Les droits des victimes d’infraction
Réapparue à une époque très récente comme acteur du procès pénal, en théorie pour le moins, la victime d’infraction (et/ou ses proches) est longtemps demeurée passive lors de la résolution judiciaire consécutive à une victimisation d’ordre pénal. Encore étonnamment aujourd’hui, le système de justice pénale ne définit pas les objets fondamentaux qui l’animent : le crime, l’infracteur, la victime, la sanction (Cario, 2012).
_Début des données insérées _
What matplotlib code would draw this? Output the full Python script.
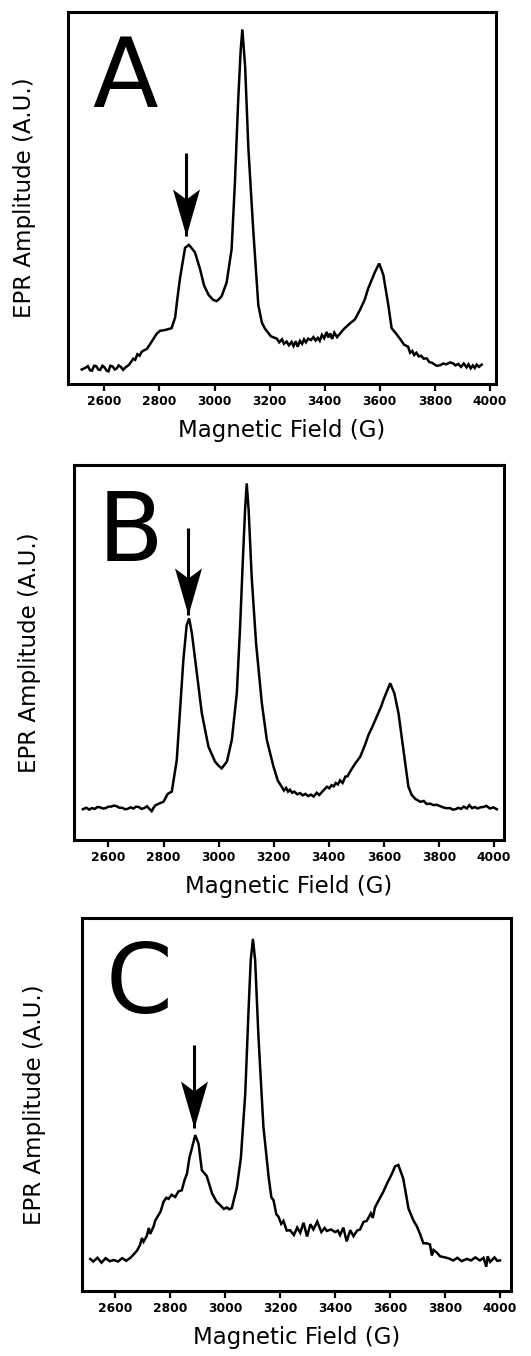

Il convient cependant de considérer, dans les lignes qui suivent, la victime comme toute personne en souffrance(s) :
• de telles souffrances doivent être personnelles, réelles, socialement reconnues comme inacceptables ;
• et de nature à justifier une prise en compte des personnes concernées, passant, selon les cas, par la nomination de l’acte ou de l’événement, par la participation processuelle à la manifestation de la vérité, par des informations d’ordre juridique, par des soins médicaux, psychothérapeutiques, un accompagnement psychologique, social et/ou une indemnisation (Senon, Lopez, Cario, 2012).
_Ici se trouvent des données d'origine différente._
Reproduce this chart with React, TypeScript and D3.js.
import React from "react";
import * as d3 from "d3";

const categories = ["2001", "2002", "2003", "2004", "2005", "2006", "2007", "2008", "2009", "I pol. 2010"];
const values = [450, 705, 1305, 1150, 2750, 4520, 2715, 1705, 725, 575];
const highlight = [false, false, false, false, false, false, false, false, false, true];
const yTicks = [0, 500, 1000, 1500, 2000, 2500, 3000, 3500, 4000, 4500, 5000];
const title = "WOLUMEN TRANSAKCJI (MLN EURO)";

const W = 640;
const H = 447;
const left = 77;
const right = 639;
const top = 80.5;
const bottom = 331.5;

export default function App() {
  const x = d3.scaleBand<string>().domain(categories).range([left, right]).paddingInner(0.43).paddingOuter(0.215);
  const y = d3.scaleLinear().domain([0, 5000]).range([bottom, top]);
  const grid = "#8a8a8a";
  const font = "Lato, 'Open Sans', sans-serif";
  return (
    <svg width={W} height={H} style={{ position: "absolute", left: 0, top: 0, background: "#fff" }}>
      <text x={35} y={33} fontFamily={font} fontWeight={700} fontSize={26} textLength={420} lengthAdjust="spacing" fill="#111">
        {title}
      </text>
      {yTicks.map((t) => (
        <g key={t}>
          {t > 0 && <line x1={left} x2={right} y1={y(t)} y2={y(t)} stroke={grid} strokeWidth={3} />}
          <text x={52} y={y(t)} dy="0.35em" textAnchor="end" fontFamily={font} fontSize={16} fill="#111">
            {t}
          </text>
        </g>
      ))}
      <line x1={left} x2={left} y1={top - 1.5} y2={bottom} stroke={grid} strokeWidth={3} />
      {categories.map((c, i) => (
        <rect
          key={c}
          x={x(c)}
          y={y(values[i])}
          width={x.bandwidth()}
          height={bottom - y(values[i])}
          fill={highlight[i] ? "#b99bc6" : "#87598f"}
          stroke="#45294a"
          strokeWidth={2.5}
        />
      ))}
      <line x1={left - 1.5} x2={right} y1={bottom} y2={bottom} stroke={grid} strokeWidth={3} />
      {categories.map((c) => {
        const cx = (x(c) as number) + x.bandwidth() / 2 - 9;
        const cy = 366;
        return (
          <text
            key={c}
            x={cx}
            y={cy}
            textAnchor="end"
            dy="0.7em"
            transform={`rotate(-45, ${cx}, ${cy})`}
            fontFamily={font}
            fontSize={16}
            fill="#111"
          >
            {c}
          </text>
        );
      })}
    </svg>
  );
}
Une telle aberration notionnelle n’est pas due au hasard : elle permet toutes sortes de confusions, de contradictions, voire d’interprétations de sens commun du phénomène criminel. Au mépris de la sévérité des réponses sociopénales déjà à l’œuvre dans notre pays (Mucchielli, 2011 ; Cario, 2008), le populisme ambiant, excité par de multiples motifs d’insécurités autres que criminelles, appelle à toujours plus de normes, à toujours plus d’exclusion de ceux qui les transgressent. À un point tel que les parlementaires eux-mêmes considèrent que « trop de lois… tuent la loi »… À un point tel que huit plaintes ou dénonciations sur dix sont classées sans suite par le ministère public, rejetant par là massivement, en d’autres termes, ce pourquoi le système est compétent. L’argument consistant à ne considérer que les « affaires poursuivables » ne change rien à l’affaire : l’auteur gagne en impunité, la victime perd en reconnaissance, alors qu’une infraction a bien été commise.
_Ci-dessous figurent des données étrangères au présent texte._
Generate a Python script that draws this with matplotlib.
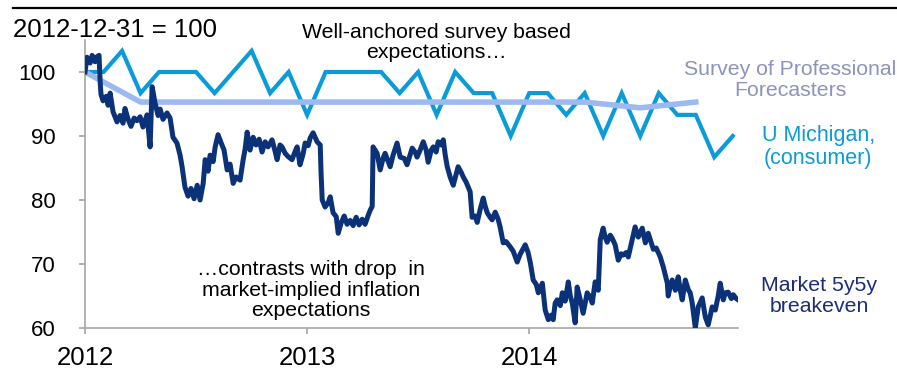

La doctrine contemporaine n’est sans doute pas étrangère à une telle situation. Très peu critique relativement à l’inflation pénale (à l’infinie pénalisation des déviances et autres incivilités notamment), elle ne voit, en revanche, dans l’octroi de droits aux victimes qu’une « intolérable » confiscation de ceux de l’infracteur. Aveuglement idéologique ou crispation « droitsdel’hommiste » ? Au constat du maintien plus que proportionnellement dans le Système pénal des plus démunis d’entre nous, à l’heure du procès équitable, on demeure perplexe quant aux sources scientifiques de tels positionnements, anachroniques. Le niveau historiquement bas des crimes (0,5 %, principalement des actes homicides) et des délits graves (environ 20 % des décisions prononcées par les juridictions répressives) ne doit pour autant pas conduire à négliger la prise en compte des protagonistes au sein d’un système suralimenté. La dépénalisation massive, consistant simplement à rendre aux contentieux d’origine les conflits dont ils ont été abusivement dépouillés, offrira une plus grande sérénité aux missions des acteurs professionnels et associatifs habilités investis tout au long de la chaîne pénale, une visibilité accrue de leurs actions, un véritable sens aux sanctions retenues au regard de la gravité de l’acte, de la personnalité de son auteur, des besoins de la victime et de leur communauté d’appartenance. De surcroît, la peine privative de liberté (très coûteuse et évaluée comme la plus contre-productive des réponses au crime) redeviendra l’ultima ratio. Dans ces conditions, il est possible de croire que la prévention du phénomène criminel reprendra la place qui est la sienne : objet unique de la lutte contre le crime. Précoce, elle permettra d’économiser des gains très importants mais, surtout, d’assurer en pleine responsabilité citoyenne, l’intégration harmonieuse – droit humain s’il en est – du plus grand nombre de personnes, en toute dignité et égalité.